Indoor dining started this week in the state, but it turns out a lot of restaurants are still closed -- and some are even shutting down for good.

“I am concerned for Portsmouth, I am concerned for all of us,” Matt Louis said.

Louis owns four restaurants in Portsmouth. One of them is Moxy.

“It’s a such a cool, interesting, old space,” he said as he showed us around Friday.

But like many spots downtown, it’s certainly not designed for social distancing.

“At least half of these would have to go,” Louis said, referring to his main floor of tables.

Gov. Charlie Baker announced that the second part of Phase 2 of Massachusetts' reopening will begin Monday.

Without any space for outdoor tables, Louis said opening up for just indoor dining at 50% capacity doesn’t make sense financially.

“It’s actually better to just wait, still, instead of opening the flood gates on all those expenses,” he said.
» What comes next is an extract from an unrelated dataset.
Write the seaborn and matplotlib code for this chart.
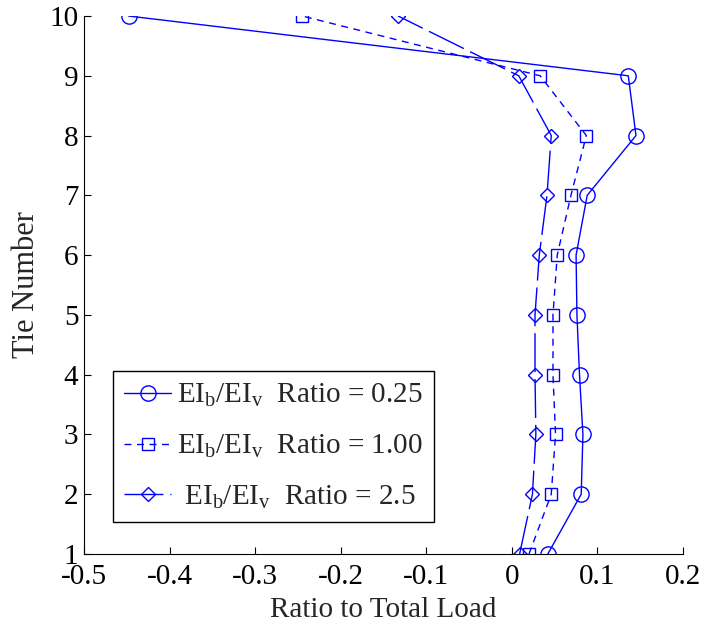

Around the corner, we found the team at Cava preparing for opening night.

“It’s always great to be back,” owner John Akar said.

For him, the only way he’s paying the bills is having outdoor tables to supplement the very few indoor seats available this week.

“It’s a tough go of it,” Akar said.

In an effort to save struggling shops and restaurants in Portsmouth, New Hampshire, a parking garage will be turned into an outdoor venue.

So tough that at least 10 restaurants have shut down for good since March 15.

“My feeling is that number is going to definitely increase, unfortunately,” Akar said.

Both restaurateurs say the industry survives on thin margins even in the best of times, so this situation is crippling.

“I think that every restaurant is in jeopardy right now,” Louis added.

Louis thinks it’ll be mid-winter before the Portsmouth restaurant scene feels the full effects of a socially distant summer.

“When all that’s gone and none of us have any money in the bank, that’s when I think that we are going to see the real, true, harsh reality,” he said.

As difficult as this is for restaurant owners, everyone we talked to said they support the capacity limits and social distancing guidelines.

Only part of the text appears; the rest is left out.